The third—the post/pre-show disruption of business-as-usual, especially for a smaller manufacturer up to his eyeballs in back-orders—can only be appreciated by insiders who know how far beyond the visible few days of the actual show the preparatory and follow-up efforts extend. Throwing a good party isn’t unlike a fancy dinner. It takes minutes to eat, hours, days or weeks to organize. And the party parallel is less farfetched than you may assume. As a consumer show without actual sales being conducted, the Home Entertainment affair is a good-will publicity effort, an opportunity to show off, mingle with actual end users, reinvigorate relationships, conduct some press-related business. Without any tangible tie-ins to sales as, say, setting aside $1,000 to host a dealer-sponsored manufacturer’s showcase with the local dealer, the benefits of show attendance, for one’s business’ bottom line, are nebulous at best. Though that depends on whom you talk to. Some manufacturers report strong post-show sales directly related to attendance, others report zero results.
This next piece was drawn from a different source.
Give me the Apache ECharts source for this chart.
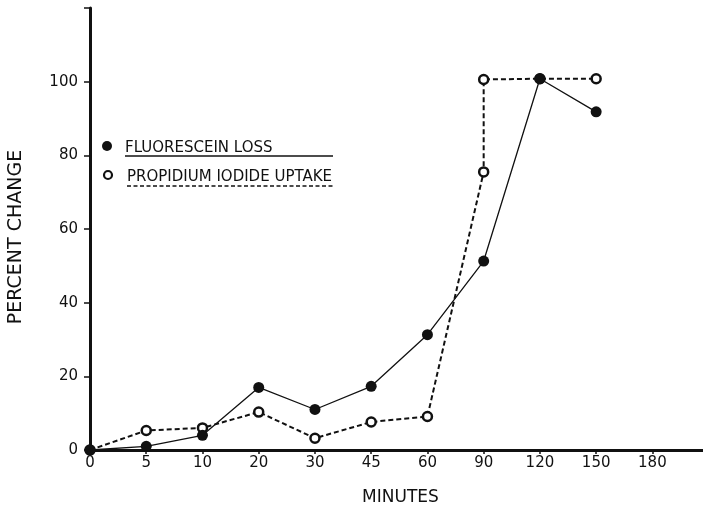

The forth—what to show that’s new and hence a real attraction rather than a rerun—is tricky. Consumer shows are regional by nature. Out-of-the-area dealers, on a whole, don’t attend. Ditto for reps or foreign distributors. Premiering something for a necessarily limited audience is like premature ejaculation. Showing something old—well, it’s not a really good reason to shoulder the associated costs and efforts, especially if you have a local dealer that can, likely, do much better-sounding demos all year 'round to serve your local clientele.

If you add all of this up, it doesn’t quite—add up. For the manufacturers. Hence, if you don’t spot your favorite maker of audio goodies in San Francisco, don’t immediately jump to conclusions. Instead, consider the ramifications of their reality. Somebody’s making a bundle on this show—but it ain’t the audio firms, and, at $35 for a three-day pass and $25 for a day pass, even the consumers are getting scalped. Still, having participated in the last SF show as a manufacturer, I remember the St. Francis as a solidly-built structure with relatively good-sounding rooms and, of course, the usual elevator pipeline that was never designed with the kind of visitor load in mind that a show attracts to a regular hotel.

If you and your significant other can afford the $100 it’ll take for downtown parking, chow and getting into the show, you’ll surely have a good time. The stout manufacturers present will see to it. That’s why they’re there—to throw a party in the hopes to impress you with good sound, something notoriously difficult in such environs, especially with the state-of-the-art full-range speakers music lovers are keen on hearing.

Home Entertainment 2003—good or bad habit? Where’s psychotic old Hamlet when you need him?